Others invited include, the National Muslim Council of Liberia and Mr. Alan White, Former Prosecutor of the Sierra Leone Special Court on Tuesday, July 13, 2021 at 12 Noon while Mulbah K. Morlu, National Chairman of the Coalition for Democratic Change (CDC) and Madam Massa Washington, former member of the TRC will be appearing on Wednesday, July 14, 2021.
The invitees will appear to provide their views and expert opinions on the recommendations of the Leadership as it relates to the setting up of a Transitional Justice Commission (TJC) to perform the below task, which should include, but not limited to determining whether the TRC fully complied with its statutory mandate, such as face to face meeting between perpetrators of crimes and other offenses and their respective victims.

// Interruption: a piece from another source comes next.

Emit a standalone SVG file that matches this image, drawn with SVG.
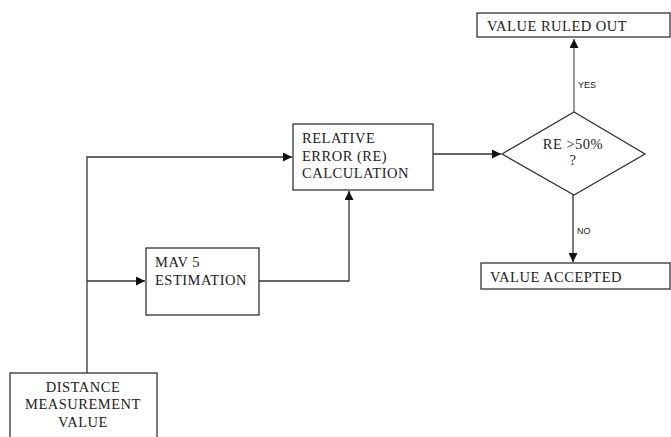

The recommendation will also determine why the TRC Recommendations have not been fully and timely implemented; examine the effect of the August 2003 Act of the Legislature, which granted general amnesty to all participants in the Liberian civil crisis; analyze credibility/legitimacy issues surrounding the Final Report of the TRC in respect of the fact that two of the Commissioners did not sign the Final Report, but instead presented a dissenting report and examine the effect of the ratification/accession of Liberia to the Rome Statute in 2004 (after the end of the Liberian civil crisis) on the establishment of a War Crimes Court.
It will also consider the separation of the establishment of a War Crimes Court, which has international dimension, from the establishment of an Economic Crimes Court, which already exists within Liberia’s Judiciary and for which prosecution can take place using domestic laws; the effect of the Constitution Liberia and other legal implications of prosecuting war crimes at a War Crimes Court, when domestic laws and criminal courts for the same offenses exist and to also consider the Constitutional implications of appeals from decisions of the War Crimes Court, as the Constitution provides that the Supreme Court is the final arbiter of all legal proceedings and every person has absolute and unfettered right of appeal to the Supreme Court.
It will review the works and recommendations of the TRC, where necessary, and make additional recommendations when necessary, such as how far back in Liberia’s history should the Transitional Justice process go; and plan and implement programs and activities to solicit the opinion of the majority of Liberians on the issue of retributive justice versus restorative justice.